Отрываясь от проектов кукольного театра, я неожиданно для себя начинал думать о главах «Хулио Хуренито».
22
Хотя В. Л. Дуров не одобрял футуристов, он сам был эксцентриком, и спектакль, которым он открыл свой театр для детей, назывался: «Зайцы всех стран, соединяйтесь!» Я хорошо помню его содержание. Вначале заяц приподымал деревянный переплет большой книги, на котором значилось «Капитал»; он перелистывал страницы, потом подзывал к себе других зайцев; их было не менее двадцати. В следующей картине на сцене был макет дворца; его охраняли кролики с ружьями. Из-за кулис выбегали зайцы, выталкивая игрушечную пушку; зайцы стреляли из пушки в кроликов и, одержав победу, подымали над дворцом красный флаг.
Занавес подымал и опускал медвежонок в синей блузе.
Восторг детей был неописуем; бледненькие и худые, они хохотали до упаду. А после того как падал занавес, зайцы и кролики выбегали на авансцену, и происходило то общение зрителей с актерами, о котором тщетно мечтал постановщик «Зорь». (При входе дети получали кусочки морковки, ими они покоряли актеров.)
Спектакль продолжался полчаса, но потребовал длительной работы. Владимир Леонидович Дуров объяснил мне с самого начала, что хочет опровергнуть неправильные представления о животных. Принято, например, считать, что заяц трус и что заяц косой; значит, нужно показать, как ловко заяц стреляет из пушки.
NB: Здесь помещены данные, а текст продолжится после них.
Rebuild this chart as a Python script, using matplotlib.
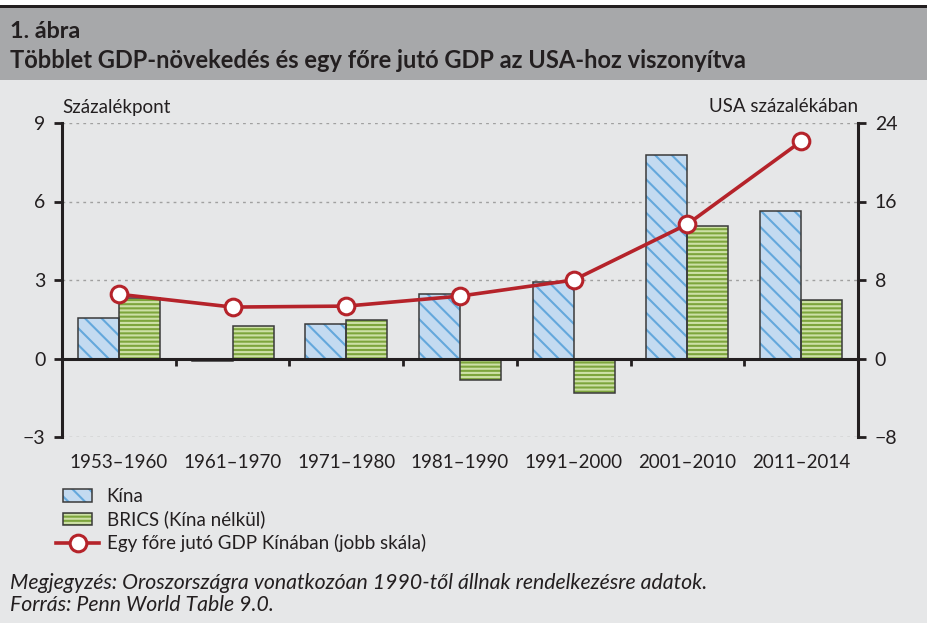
import matplotlib
matplotlib.use("Agg")
import matplotlib.pyplot as plt
import numpy as np
from matplotlib.patches import Patch, Rectangle
from matplotlib.lines import Line2D
from matplotlib.legend_handler import HandlerTuple, HandlerPatch

# data
periods = ["1953–1960", "1961–1970", "1971–1980", "1981–1990",
           "1991–2000", "2001–2010", "2011–2014"]
kina = [1.54, -0.08, 1.30, 2.46, 2.94, 7.77, 5.62]
brics = [2.33, 1.25, 1.48, -0.84, -1.31, 5.07, 2.23]
gdp_per_capita = [6.55, 5.24, 5.34, 6.36, 8.0, 13.69, 22.13]

left_ticks = [-3, 0, 3, 6, 9]
right_ticks = [-8, 0, 8, 16, 24]

bg = "#e6e7e8"
band = "#a7a8aa"
blue_face, blue_hatch = "#c3daf0", "#64a8dc"
green_face, green_hatch = "#7da53c", "#cde0a6"
red = "#b5232a"
dark = "#231f20"

plt.rcParams["font.family"] = ["Lato", "DejaVu Sans"]
plt.rcParams["hatch.linewidth"] = 1.5
plt.rcParams["text.color"] = dark

fig = plt.figure(figsize=(9.33, 6.23), dpi=100, facecolor="white")

# backgrounds
fig.patches.append(Rectangle((0, 0), 927 / 933, 1 - 5 / 623, transform=fig.transFigure,
                             facecolor=bg, edgecolor="none", zorder=-10))
fig.patches.append(Rectangle((0, 1 - 80 / 623), 927 / 933, 72 / 623, transform=fig.transFigure,
                             facecolor=band, edgecolor="none", zorder=-9))
fig.patches.append(Rectangle((0, 1 - 8 / 623), 927 / 933, 3 / 623, transform=fig.transFigure,
                             facecolor=dark, edgecolor="none", zorder=-8))

fig.text(10 / 933, 1 - 31 / 623, "1. ábra", fontsize=16.8, fontweight="bold", va="center")
fig.text(10 / 933, 1 - 60 / 623, "Többlet GDP-növekedés és egy főre jutó GDP az USA-hoz viszonyítva",
         fontsize=17, fontweight="bold", va="center")

ax = fig.add_axes([62 / 933, 1 - 437 / 623, (858 - 62) / 933, (437 - 123) / 623])
ax.set_facecolor("none")
x = np.arange(len(periods))
w = 0.36

# bars: hatched fill first, then dark outline on top
ax.bar(x - w / 2, kina, w, color=blue_face, edgecolor=blue_hatch, hatch="\\\\", linewidth=0, zorder=2)
ax.bar(x - w / 2, kina, w, fill=False, edgecolor="#3a3a3a", linewidth=1.1, zorder=3)
ax.bar(x + w / 2, brics, w, color=green_face, edgecolor=green_hatch, hatch="----", linewidth=0, zorder=2)
ax.bar(x + w / 2, brics, w, fill=False, edgecolor="#3a3a3a", linewidth=1.1, zorder=3)

ax.axhline(0, color=dark, linewidth=2.2, zorder=4)

ax.set_xlim(-0.5, len(periods) - 0.5)
ax.set_ylim(-3, 9)
ax.set_yticks(left_ticks)
ax.set_yticklabels(["−3", "0", "3", "6", "9"])
ax.set_xticks(x)
ax.set_xticklabels(periods)
ax.tick_params(axis="x", length=0, pad=12, labelsize=13.5, colors=dark)
ax.tick_params(axis="y", direction="out", length=6, width=2, pad=6, labelsize=14, colors=dark)
ax.yaxis.grid(True, color="#a0a0a0", linestyle=(0, (2, 3)), linewidth=1)
ax.set_axisbelow(True)
for s in ["top", "right", "bottom"]:
    ax.spines[s].set_visible(False)
ax.spines["left"].set_color(dark)
ax.spines["left"].set_linewidth(2.2)

# small ticks between the periods, on the zero line
sec = ax.secondary_xaxis(0.25)
sec.set_xticks(x[:-1] + 0.5)
sec.set_xticklabels([])
sec.tick_params(direction="out", length=5, width=2, color=dark)
sec.spines["bottom"].set_visible(False)

ax2 = ax.twinx()
ax2.set_ylim(-8, 24)
ax2.set_yticks(right_ticks)
ax2.set_yticklabels(["−8", "0", "8", "16", "24"])
ax2.tick_params(axis="y", direction="out", length=6, width=2, pad=6, labelsize=14, colors=dark)
for s in ["top", "left", "bottom"]:
    ax2.spines[s].set_visible(False)
ax2.spines["right"].set_color(dark)
ax2.spines["right"].set_linewidth(2.2)
ax2.plot(x, gdp_per_capita, color=red, linewidth=2.6, marker="o", markersize=12,
         markerfacecolor="white", markeredgecolor=red, markeredgewidth=2.2, zorder=5)

fig.text(62 / 933, 1 - 107 / 623, "Százalékpont", fontsize=13.5, va="center", ha="left")
fig.text(858 / 933, 1 - 107 / 623, "USA százalékában", fontsize=13.5, va="center", ha="right")


# legend: narrower boxes than the line handle
def small_box(legend, orig_handle, xdescent, ydescent, width, height, fontsize):
    inset = 5
    return Rectangle((-xdescent + inset, -ydescent), width - 2 * inset, height)


h_kina = (Patch(facecolor=blue_face, edgecolor=blue_hatch, hatch="\\\\", linewidth=0),
          Patch(fill=False, edgecolor="#3a3a3a", linewidth=1.1))
h_brics = (Patch(facecolor=green_face, edgecolor=green_hatch, hatch="----", linewidth=0),
           Patch(fill=False, edgecolor="#3a3a3a", linewidth=1.1))
h_line = Line2D([], [], color=red, linewidth=2.6, marker="o", markersize=12,
                markerfacecolor="white", markeredgecolor=red, markeredgewidth=2.2)
fig.legend([h_kina, h_brics, h_line],
           ["Kína", "BRICS (Kína nélkül)", "Egy főre jutó GDP Kínában (jobb skála)"],
           handler_map={tuple: HandlerTuple(ndivide=1, pad=0),
                        Patch: HandlerPatch(patch_func=small_box)},
           loc="upper left", bbox_to_anchor=(56 / 933, 1 - 488 / 623), frameon=False,
           fontsize=13.5, handlelength=2.3, handleheight=0.65, handletextpad=0.4,
           labelspacing=0.3, borderaxespad=0, borderpad=0, numpoints=1)

fig.text(10 / 933, 1 - 583 / 623,
         "Megjegyzés: Oroszországra vonatkozóan 1990-től állnak rendelkezésre adatok.",
         fontsize=15.3, style="italic", va="center")
fig.text(10 / 933, 1 - 605 / 623, "Forrás: Penn World Table 9.0.",
         fontsize=15.3, style="italic", va="center")

fig.savefig("out.png", dpi=100, facecolor=fig.get_facecolor())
Владимиру Леонидовичу тогда исполнилось пятьдесят семь лет; он был самым знаменитым клоуном России; мальчиком я его видел в цирке и запомнил смешного человека в ярком одеянии со множеством фантастических медалей. Да и задолго до того, как я родился, братья Дуровы были любимцами России. А. П. Чехов смеялся, глядя на фокусы дворняжки В. Л. Дурова Запятайки. Может быть, я видел в детстве и не Владимира Леонидовича, а его брата Анатолия, который одно время был более популярным? Братья сначала выступали вместе, потом рассорились. Владимир Леонидович стал писать на афишах «Дуров-старший»; Анатолий Леонидович называл себя «Дуров-настоящий». (Он умер перед революцией и завещал, чтобы на его могиле поставили те же слова: «Дуров-настоящий».)